Dan being a total curmudgeon aside, our first go at Steam Works was a definite learning game. I’m not sure how I felt about the table sprawl and the fact that you need to keep track of dozens of individual tiles and machine combinations. There’s something there though; I’d like to give it another try with the knowledge gleaned from our first attempt.
I was able to get in my first play of Lost Cities recently. I have heard things here and there about how good it was, so it was nice to see what all the fuss was about first hand. It reminded me a lot of Trambahn in how it plays, but the scoring is really tricky. Kelly had destroyed me on our first round but I was easily able to come back strong in round two. My hand for the third round was nothing but high numbers and handshakes, though.
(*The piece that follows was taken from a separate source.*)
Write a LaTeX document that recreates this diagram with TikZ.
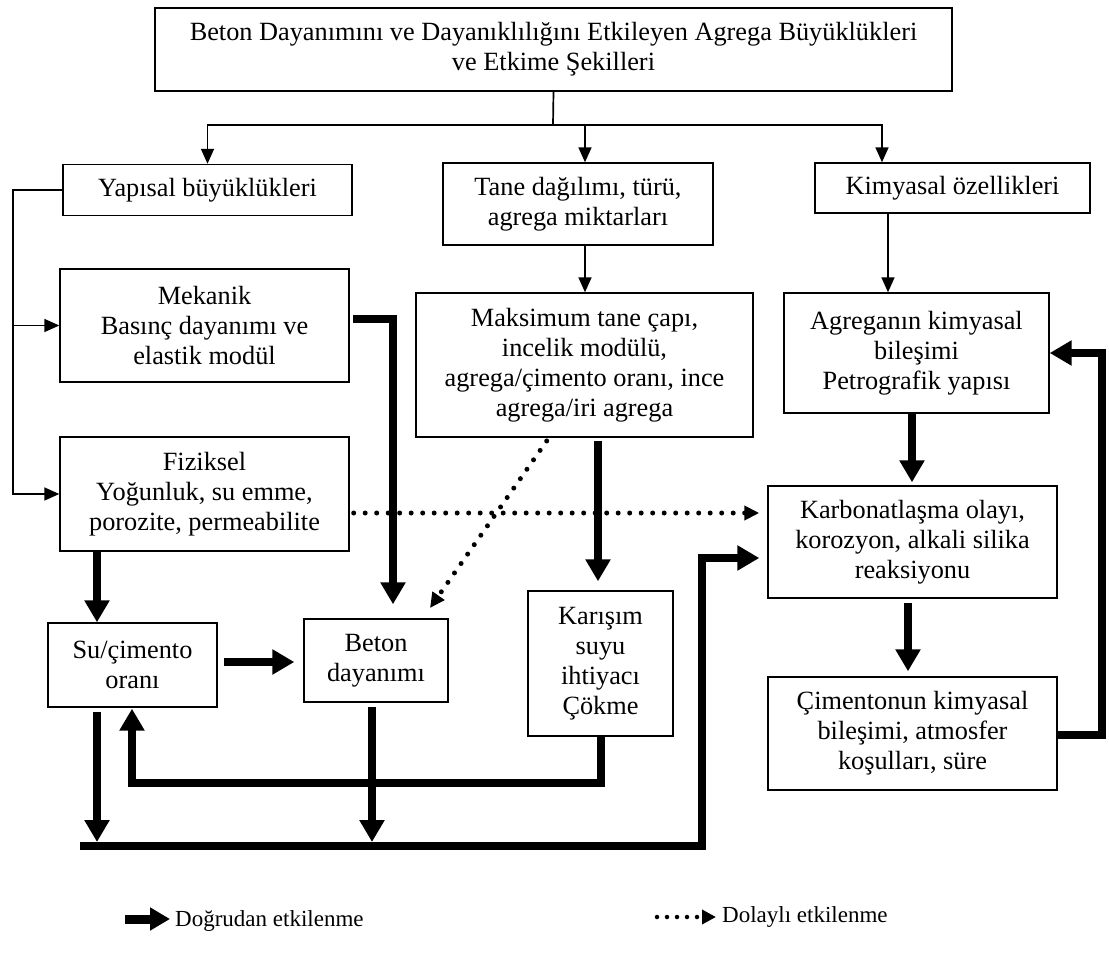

I lost in the end but the second round saved me from being slaughtered. The scoring is the most complex part of the game, but it’s pretty easy otherwise. Looking forward to more plays!
This game is one of my favorites. The somewhat complex scoring makes what would otherwise be a pretty plain two-player game absolutely wonderful!
I first played this last New Years, so we decided to break it out again for an annual celebration of Cthulhu. There’s a bit of iconography to get used to, but even with a year in-between plays, I was able to get back into it fairly easily with just a quick rules overview. It is an action selection game based on dice rolls, with some mitigation based on your expansion to different areas of the central board or spell cards. It’s a lot of fun and we may have to get this one out more often then just during New Years.
Our second-annual attempt at raising the Elder Gods fell flat again, but at least we got a good game out of it. Even though playing this Lovecraftian Kingsburg at Midnight of the New Year doesn’t imbue us with occult powers, it’s still a wonderful time. Maybe we’ll try Halloween at midnight next time…
For some reason, we’ve only played this on New Year’s Eve for the last two years. I don’t know why we don’t play it more often, it’s awesome!
I’m really glad I got a chance to play this. It’s a fun adventure style game with an interesting combat system involving the flipping of tokens. I was a bit confused by how it would work at first, but once we started it became straightforward and a great way to do combat. The rest of the game is also fairly simple. The main objective is to explore the board and perform a variety of quests so you can improve your character’s fighting ability, with the intent to defeat the boss near the end of the game. I can’t wait to play this again.
I finally got a chance to dig through this rulebook and get in a two-player game of Runebound with Ben. It has a very nostalgic feeling with low-player interaction “roll and move” mechanisms that focus a lot on ability tests and storytelling. It was a long game, with lots of rules checking and learning happening, but it was fun – even though our three hour journey ended in a mutual loss, as we were both eaten by a Dragon. For me, the standout piece of this game is the simple, but fun, token-flipping combat. It’s fast but thinky and remedies a lot of the issues with dice-based combat.
Wow, what a game. The theme, artwork and gameplay all work very well together. I understood most of it but the performance portion was a little tricky for me to get at first. I think even at the end of the game I wasn’t 100% sure how that portion of the game worked. The game did feel to be about one or two rounds too short. I look forward to playing again and adding in some of the more advanced elements it has to offer.